# Southern california GTO- Ventura County



## fastgoat2004 (Jul 12, 2005)

Ventura County GTO Owners  

New GTO club is forming. More info on our site.
No dues or rules or usual car club drama
We want to do car cruises, shows, meet once a month . Share ideas on modding our cars.


----------



## patisi (Oct 23, 2004)

Pen me in 
2005 CGM M6


----------



## 05GTO (Oct 6, 2004)

Nice site! :seeya:


----------



## Furyan (Sep 11, 2005)

fastgoat2004 said:


> Ventura County GTO Owners
> 
> New GTO club is forming.
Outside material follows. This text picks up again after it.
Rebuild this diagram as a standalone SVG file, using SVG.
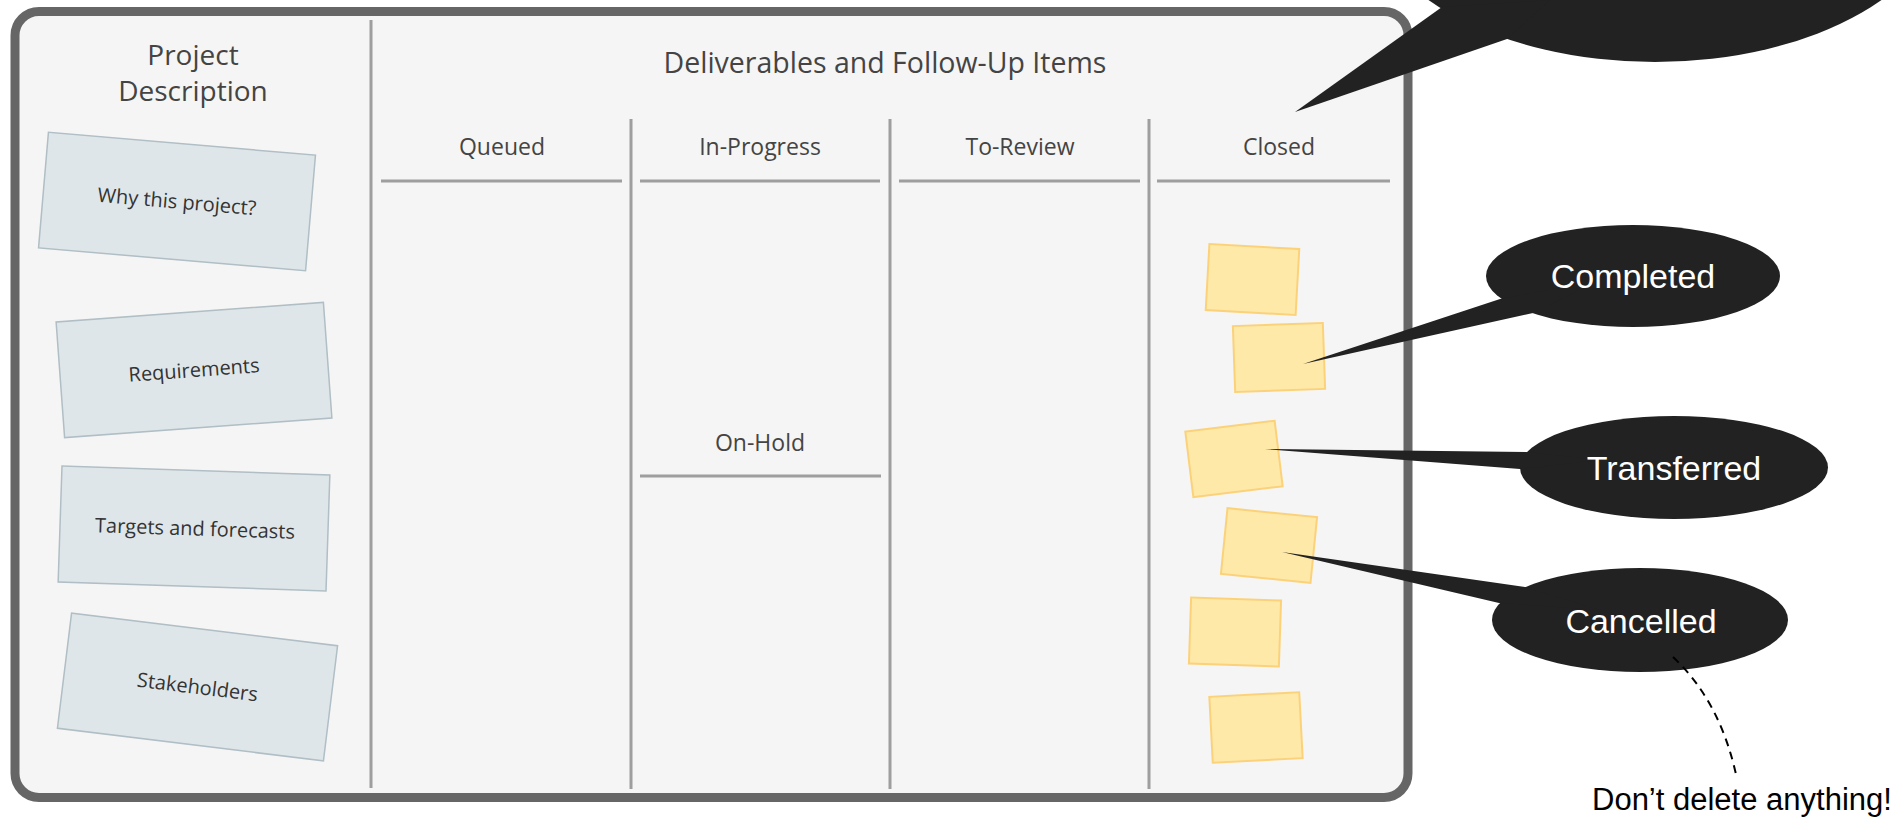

More info on our site.
> No dues or rules or usual car club drama
> We want to do car cruises, shows, meet once a month . Share ideas on modding our cars.
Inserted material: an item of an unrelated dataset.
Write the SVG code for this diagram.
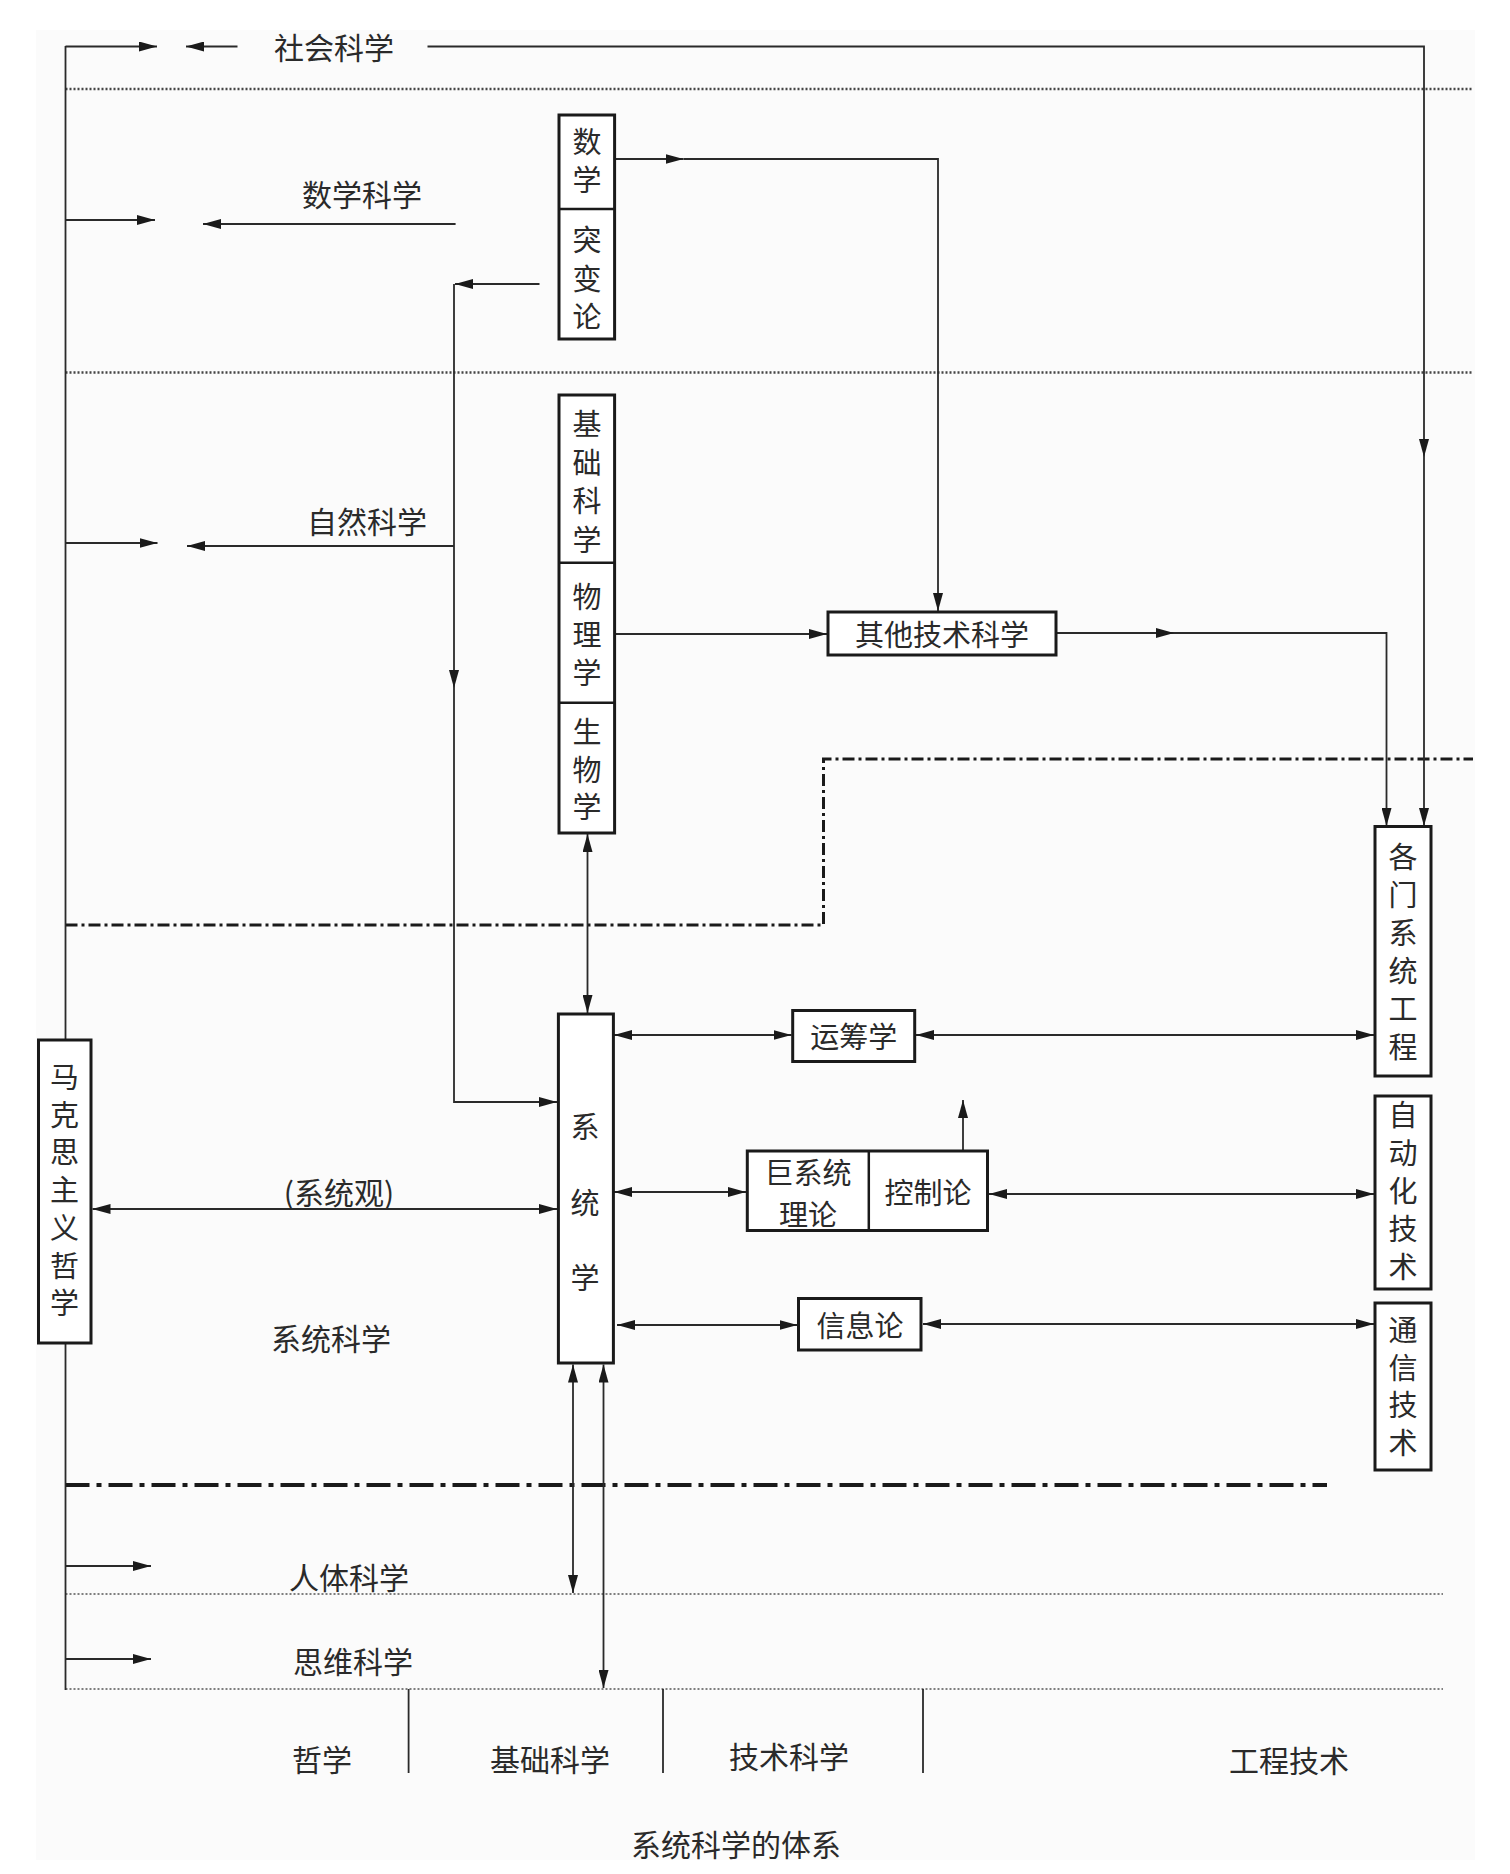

I live in Ventura County, currently in the process of getting out of my S4 and getting into a GTO. Tried to go to your site via the link here, but it asked me for username and password. When I cancelled out of that, the site didn't load at all. Would love to get to know some local GTO owners.


----------



## VCgto (Oct 22, 2005)

is that you pete?


----------



## rippinbyu (Jun 11, 2005)

Any of you guys comming to the Good guys car show next weekend in Bakersfield?


----------